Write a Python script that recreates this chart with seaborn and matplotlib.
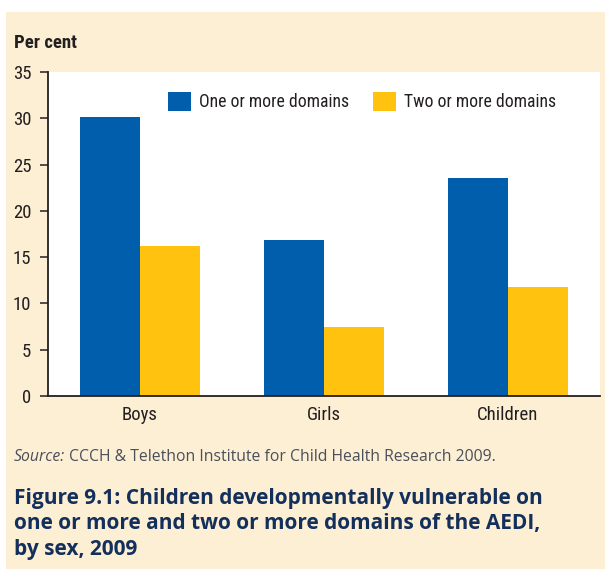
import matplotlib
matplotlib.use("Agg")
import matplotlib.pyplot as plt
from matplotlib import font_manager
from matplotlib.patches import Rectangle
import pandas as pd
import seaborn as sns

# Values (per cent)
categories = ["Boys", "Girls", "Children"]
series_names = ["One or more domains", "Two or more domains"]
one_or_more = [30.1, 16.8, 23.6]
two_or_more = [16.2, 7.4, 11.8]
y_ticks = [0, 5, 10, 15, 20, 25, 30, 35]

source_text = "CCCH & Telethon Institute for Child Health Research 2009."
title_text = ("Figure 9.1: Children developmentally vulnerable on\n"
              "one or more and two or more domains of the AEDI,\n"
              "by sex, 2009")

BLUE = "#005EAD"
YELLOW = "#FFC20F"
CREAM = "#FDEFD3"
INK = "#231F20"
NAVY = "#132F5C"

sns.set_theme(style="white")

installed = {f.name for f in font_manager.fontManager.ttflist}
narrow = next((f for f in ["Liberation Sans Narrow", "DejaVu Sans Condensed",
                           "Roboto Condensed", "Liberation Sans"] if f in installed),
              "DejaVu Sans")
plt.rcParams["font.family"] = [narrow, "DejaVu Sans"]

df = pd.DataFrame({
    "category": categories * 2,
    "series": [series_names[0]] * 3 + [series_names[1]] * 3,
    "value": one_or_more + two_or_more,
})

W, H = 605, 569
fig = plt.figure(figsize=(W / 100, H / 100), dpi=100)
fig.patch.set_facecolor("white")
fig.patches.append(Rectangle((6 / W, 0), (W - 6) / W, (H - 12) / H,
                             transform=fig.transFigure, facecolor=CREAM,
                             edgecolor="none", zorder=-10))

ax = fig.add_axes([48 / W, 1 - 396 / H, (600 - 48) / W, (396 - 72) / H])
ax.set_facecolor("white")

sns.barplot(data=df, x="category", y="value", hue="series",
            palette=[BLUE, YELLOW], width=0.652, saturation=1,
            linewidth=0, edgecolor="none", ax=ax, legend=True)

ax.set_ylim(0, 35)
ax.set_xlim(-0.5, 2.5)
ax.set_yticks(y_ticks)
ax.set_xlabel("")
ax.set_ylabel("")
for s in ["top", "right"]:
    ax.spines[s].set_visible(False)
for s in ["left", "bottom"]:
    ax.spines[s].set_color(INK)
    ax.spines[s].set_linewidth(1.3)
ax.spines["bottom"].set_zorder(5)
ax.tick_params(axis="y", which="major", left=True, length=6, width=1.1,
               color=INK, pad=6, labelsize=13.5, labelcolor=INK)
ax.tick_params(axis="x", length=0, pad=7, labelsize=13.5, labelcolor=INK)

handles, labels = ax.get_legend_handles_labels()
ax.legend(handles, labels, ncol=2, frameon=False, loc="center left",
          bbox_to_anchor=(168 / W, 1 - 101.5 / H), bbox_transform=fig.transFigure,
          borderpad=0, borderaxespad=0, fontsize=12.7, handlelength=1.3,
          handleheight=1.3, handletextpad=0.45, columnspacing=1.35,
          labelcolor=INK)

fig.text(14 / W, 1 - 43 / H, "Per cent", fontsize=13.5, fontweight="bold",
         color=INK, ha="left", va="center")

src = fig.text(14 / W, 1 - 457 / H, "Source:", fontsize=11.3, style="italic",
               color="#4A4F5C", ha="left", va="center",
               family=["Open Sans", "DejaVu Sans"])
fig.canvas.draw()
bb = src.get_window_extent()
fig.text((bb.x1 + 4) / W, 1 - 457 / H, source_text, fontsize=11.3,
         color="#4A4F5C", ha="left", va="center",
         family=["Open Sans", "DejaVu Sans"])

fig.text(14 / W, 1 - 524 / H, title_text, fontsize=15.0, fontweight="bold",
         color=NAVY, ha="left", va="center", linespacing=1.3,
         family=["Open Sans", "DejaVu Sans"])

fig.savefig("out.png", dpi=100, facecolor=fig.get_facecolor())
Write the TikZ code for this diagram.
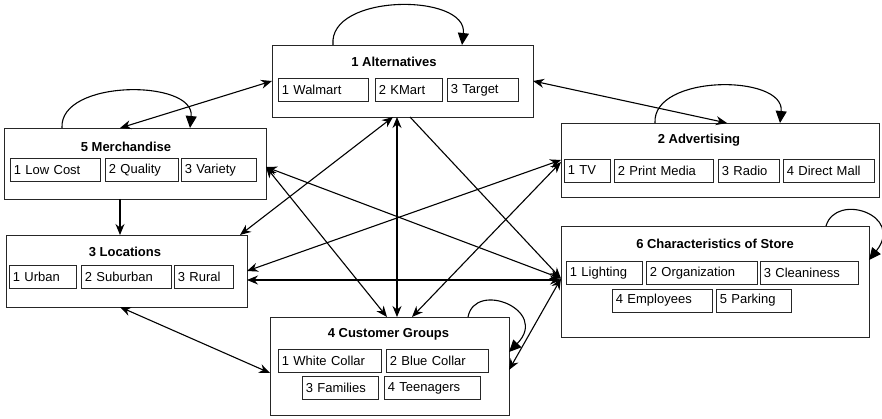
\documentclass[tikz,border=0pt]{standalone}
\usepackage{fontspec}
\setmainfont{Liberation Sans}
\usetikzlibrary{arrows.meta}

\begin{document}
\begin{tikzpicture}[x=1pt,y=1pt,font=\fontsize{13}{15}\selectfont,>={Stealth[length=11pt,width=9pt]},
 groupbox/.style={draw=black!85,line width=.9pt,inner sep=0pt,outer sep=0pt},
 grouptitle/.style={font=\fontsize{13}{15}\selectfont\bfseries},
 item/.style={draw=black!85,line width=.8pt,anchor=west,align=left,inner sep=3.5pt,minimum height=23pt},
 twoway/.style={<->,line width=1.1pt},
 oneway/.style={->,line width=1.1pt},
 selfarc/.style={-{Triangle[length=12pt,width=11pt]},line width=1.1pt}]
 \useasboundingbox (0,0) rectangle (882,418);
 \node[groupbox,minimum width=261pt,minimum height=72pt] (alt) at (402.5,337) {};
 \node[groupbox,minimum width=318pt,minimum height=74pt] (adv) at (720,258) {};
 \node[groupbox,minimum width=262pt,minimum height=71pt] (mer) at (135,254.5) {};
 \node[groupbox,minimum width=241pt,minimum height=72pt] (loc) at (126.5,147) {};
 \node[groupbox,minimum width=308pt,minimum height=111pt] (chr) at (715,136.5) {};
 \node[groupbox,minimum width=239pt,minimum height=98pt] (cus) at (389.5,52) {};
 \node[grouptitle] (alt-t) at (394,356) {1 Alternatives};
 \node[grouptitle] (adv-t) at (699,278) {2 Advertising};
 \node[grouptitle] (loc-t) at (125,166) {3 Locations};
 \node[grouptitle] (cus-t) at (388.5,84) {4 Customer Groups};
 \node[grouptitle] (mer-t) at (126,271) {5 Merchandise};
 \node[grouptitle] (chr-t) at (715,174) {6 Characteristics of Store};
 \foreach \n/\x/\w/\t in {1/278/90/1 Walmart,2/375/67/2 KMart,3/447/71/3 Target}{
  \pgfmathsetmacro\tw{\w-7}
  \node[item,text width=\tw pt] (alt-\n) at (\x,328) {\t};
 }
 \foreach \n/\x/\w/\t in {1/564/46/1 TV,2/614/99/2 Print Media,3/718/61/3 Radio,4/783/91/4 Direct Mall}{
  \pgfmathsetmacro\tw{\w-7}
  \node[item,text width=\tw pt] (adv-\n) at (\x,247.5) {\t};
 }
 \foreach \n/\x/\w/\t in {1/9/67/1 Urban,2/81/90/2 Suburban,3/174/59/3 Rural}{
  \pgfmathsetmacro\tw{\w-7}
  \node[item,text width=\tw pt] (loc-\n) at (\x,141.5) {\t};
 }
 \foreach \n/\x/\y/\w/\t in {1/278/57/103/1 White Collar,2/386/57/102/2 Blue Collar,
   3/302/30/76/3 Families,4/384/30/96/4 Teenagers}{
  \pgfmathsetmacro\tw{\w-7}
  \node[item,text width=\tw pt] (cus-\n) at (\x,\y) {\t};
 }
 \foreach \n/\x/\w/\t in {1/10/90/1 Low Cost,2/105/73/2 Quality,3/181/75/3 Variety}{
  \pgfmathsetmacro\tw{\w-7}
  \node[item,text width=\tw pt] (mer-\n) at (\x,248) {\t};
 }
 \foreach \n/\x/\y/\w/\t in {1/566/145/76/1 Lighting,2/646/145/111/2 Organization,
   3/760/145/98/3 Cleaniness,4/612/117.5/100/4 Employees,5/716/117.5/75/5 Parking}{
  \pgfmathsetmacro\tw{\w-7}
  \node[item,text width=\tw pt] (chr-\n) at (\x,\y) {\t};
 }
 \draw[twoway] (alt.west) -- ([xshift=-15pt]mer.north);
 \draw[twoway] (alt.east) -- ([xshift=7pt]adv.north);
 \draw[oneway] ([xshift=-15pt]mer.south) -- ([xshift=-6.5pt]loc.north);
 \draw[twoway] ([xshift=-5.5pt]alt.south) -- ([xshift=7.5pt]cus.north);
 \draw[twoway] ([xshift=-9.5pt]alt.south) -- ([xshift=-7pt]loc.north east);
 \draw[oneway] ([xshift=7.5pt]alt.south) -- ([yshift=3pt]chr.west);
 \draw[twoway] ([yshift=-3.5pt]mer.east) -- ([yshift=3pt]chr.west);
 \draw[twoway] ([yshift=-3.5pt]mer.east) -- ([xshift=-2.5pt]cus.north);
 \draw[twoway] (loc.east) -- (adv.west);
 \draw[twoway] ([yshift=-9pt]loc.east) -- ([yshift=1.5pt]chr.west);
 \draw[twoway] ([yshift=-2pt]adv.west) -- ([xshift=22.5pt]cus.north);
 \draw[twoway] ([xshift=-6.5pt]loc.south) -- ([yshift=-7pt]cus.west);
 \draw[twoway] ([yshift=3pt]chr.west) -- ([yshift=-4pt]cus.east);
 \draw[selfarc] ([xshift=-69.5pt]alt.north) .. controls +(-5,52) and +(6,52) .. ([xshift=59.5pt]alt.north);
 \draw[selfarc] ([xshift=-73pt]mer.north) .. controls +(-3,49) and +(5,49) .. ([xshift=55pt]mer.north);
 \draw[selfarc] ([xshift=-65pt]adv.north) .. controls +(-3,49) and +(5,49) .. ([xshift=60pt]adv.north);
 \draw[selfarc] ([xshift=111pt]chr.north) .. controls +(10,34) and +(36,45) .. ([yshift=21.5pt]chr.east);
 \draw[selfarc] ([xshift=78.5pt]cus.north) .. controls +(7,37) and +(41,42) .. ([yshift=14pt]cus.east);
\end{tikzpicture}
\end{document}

- - - - - - -

- What is required -
Go through the listing above and list every line that has the word "this".

- Task answer -
Write a Python script that recreates this chart with seaborn and matplotlib.
Write the TikZ code for this diagram.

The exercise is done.